* Start *

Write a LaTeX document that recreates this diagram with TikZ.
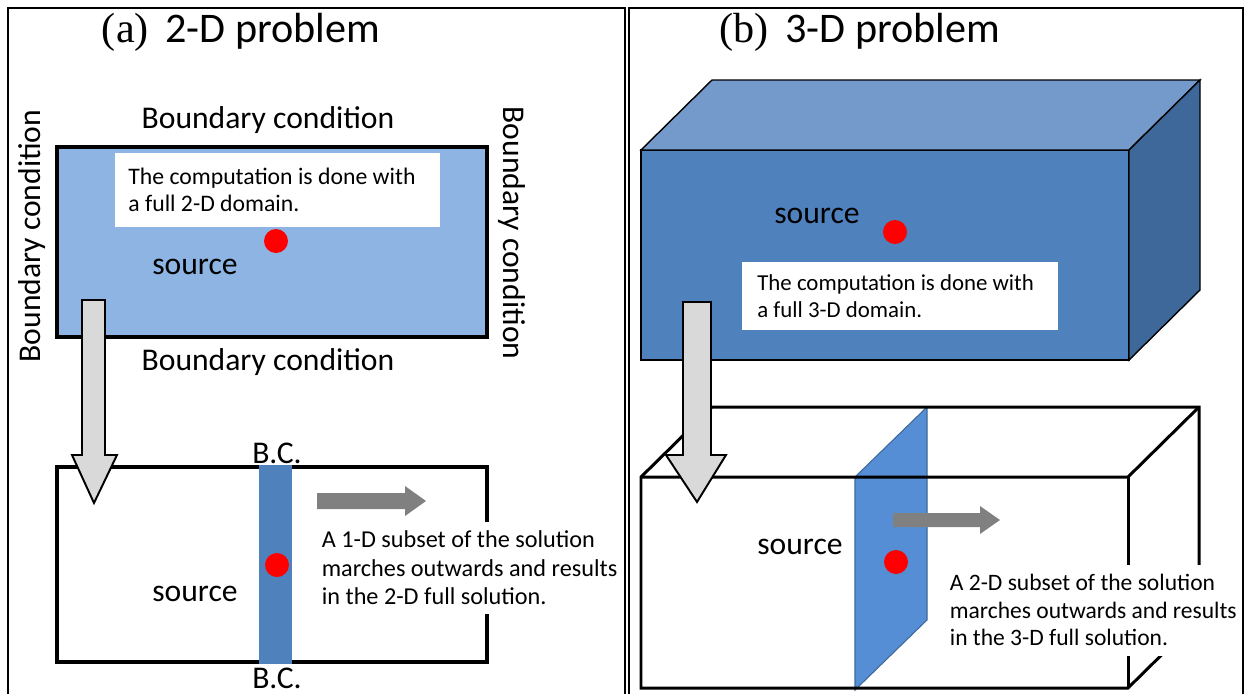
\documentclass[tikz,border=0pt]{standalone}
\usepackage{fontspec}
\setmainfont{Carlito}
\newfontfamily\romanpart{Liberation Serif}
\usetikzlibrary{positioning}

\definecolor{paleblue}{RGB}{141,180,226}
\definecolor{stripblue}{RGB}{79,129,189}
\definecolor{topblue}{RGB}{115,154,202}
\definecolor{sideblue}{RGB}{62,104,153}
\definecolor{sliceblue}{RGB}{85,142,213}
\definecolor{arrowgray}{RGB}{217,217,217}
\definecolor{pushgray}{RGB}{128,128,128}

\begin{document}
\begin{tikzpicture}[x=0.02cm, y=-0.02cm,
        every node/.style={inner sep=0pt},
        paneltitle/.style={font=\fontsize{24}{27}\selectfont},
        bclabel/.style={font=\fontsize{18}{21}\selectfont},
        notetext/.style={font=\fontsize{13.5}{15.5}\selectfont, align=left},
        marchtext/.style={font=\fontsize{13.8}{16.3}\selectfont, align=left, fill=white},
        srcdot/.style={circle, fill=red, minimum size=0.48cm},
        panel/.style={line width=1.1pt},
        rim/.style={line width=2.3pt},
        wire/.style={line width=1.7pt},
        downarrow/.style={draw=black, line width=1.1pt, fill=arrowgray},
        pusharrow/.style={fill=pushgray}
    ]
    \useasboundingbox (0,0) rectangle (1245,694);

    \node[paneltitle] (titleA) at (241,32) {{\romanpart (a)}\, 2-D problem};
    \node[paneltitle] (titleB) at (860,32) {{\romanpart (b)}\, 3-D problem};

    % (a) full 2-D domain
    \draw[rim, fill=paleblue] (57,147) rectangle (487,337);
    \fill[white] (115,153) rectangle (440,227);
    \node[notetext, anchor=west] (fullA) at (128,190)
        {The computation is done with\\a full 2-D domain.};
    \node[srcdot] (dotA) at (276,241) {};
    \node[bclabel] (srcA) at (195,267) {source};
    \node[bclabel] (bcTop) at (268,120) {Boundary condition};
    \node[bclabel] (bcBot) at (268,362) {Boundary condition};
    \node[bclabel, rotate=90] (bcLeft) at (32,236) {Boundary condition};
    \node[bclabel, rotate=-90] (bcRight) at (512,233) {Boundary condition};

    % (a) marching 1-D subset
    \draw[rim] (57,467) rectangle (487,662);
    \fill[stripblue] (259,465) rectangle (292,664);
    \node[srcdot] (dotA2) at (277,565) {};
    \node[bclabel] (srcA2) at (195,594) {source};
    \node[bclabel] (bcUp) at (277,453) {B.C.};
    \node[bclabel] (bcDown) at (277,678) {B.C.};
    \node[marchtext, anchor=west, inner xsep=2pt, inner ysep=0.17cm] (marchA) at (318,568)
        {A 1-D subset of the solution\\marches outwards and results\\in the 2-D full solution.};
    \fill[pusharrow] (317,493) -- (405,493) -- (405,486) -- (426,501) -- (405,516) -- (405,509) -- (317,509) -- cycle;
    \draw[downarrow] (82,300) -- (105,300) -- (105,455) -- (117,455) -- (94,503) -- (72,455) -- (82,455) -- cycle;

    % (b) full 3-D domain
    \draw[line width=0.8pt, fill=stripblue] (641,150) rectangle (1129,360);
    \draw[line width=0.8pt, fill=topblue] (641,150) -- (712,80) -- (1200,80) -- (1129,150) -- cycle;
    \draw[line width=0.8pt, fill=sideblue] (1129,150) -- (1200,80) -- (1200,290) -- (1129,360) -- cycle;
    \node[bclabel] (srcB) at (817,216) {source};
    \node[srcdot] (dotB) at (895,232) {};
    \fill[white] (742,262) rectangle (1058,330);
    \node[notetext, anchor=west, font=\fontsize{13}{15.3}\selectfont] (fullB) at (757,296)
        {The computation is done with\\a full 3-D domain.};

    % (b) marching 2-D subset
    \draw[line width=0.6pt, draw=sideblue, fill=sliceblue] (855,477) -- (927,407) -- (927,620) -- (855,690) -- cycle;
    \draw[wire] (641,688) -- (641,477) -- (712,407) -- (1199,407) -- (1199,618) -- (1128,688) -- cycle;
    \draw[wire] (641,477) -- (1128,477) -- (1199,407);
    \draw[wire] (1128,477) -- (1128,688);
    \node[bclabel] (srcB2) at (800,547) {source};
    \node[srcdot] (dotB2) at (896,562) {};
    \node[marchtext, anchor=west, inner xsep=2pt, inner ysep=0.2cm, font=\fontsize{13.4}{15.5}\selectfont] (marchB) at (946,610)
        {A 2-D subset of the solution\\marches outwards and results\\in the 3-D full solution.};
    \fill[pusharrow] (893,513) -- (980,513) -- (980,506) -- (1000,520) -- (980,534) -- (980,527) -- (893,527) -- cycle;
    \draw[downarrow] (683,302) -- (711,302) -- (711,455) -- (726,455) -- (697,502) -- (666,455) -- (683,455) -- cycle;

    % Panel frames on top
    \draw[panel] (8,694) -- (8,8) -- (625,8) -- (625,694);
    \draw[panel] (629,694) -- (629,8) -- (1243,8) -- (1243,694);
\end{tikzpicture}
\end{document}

* End *

_TASK GOAL_:
Omit the pictures, then repeat exactly each line from the beginning of the listing through the line with "rotate=-90] (bcRight) at".

_FINAL RESULT_:
Write a LaTeX document that recreates this diagram with TikZ.
\documentclass[tikz,border=0pt]{standalone}
\usepackage{fontspec}
\setmainfont{Carlito}
\newfontfamily\romanpart{Liberation Serif}
\usetikzlibrary{positioning}

\definecolor{paleblue}{RGB}{141,180,226}
\definecolor{stripblue}{RGB}{79,129,189}
\definecolor{topblue}{RGB}{115,154,202}
\definecolor{sideblue}{RGB}{62,104,153}
\definecolor{sliceblue}{RGB}{85,142,213}
\definecolor{arrowgray}{RGB}{217,217,217}
\definecolor{pushgray}{RGB}{128,128,128}

\begin{document}
\begin{tikzpicture}[x=0.02cm, y=-0.02cm,
        every node/.style={inner sep=0pt},
        paneltitle/.style={font=\fontsize{24}{27}\selectfont},
        bclabel/.style={font=\fontsize{18}{21}\selectfont},
        notetext/.style={font=\fontsize{13.5}{15.5}\selectfont, align=left},
        marchtext/.style={font=\fontsize{13.8}{16.3}\selectfont, align=left, fill=white},
        srcdot/.style={circle, fill=red, minimum size=0.48cm},
        panel/.style={line width=1.1pt},
        rim/.style={line width=2.3pt},
        wire/.style={line width=1.7pt},
        downarrow/.style={draw=black, line width=1.1pt, fill=arrowgray},
        pusharrow/.style={fill=pushgray}
    ]
    \useasboundingbox (0,0) rectangle (1245,694);

    \node[paneltitle] (titleA) at (241,32) {{\romanpart (a)}\, 2-D problem};
    \node[paneltitle] (titleB) at (860,32) {{\romanpart (b)}\, 3-D problem};

    % (a) full 2-D domain
    \draw[rim, fill=paleblue] (57,147) rectangle (487,337);
    \fill[white] (115,153) rectangle (440,227);
    \node[notetext, anchor=west] (fullA) at (128,190)
        {The computation is done with\\a full 2-D domain.};
    \node[srcdot] (dotA) at (276,241) {};
    \node[bclabel] (srcA) at (195,267) {source};
    \node[bclabel] (bcTop) at (268,120) {Boundary condition};
    \node[bclabel] (bcBot) at (268,362) {Boundary condition};
    \node[bclabel, rotate=90] (bcLeft) at (32,236) {Boundary condition};
    \node[bclabel, rotate=-90] (bcRight) at (512,233) {Boundary condition};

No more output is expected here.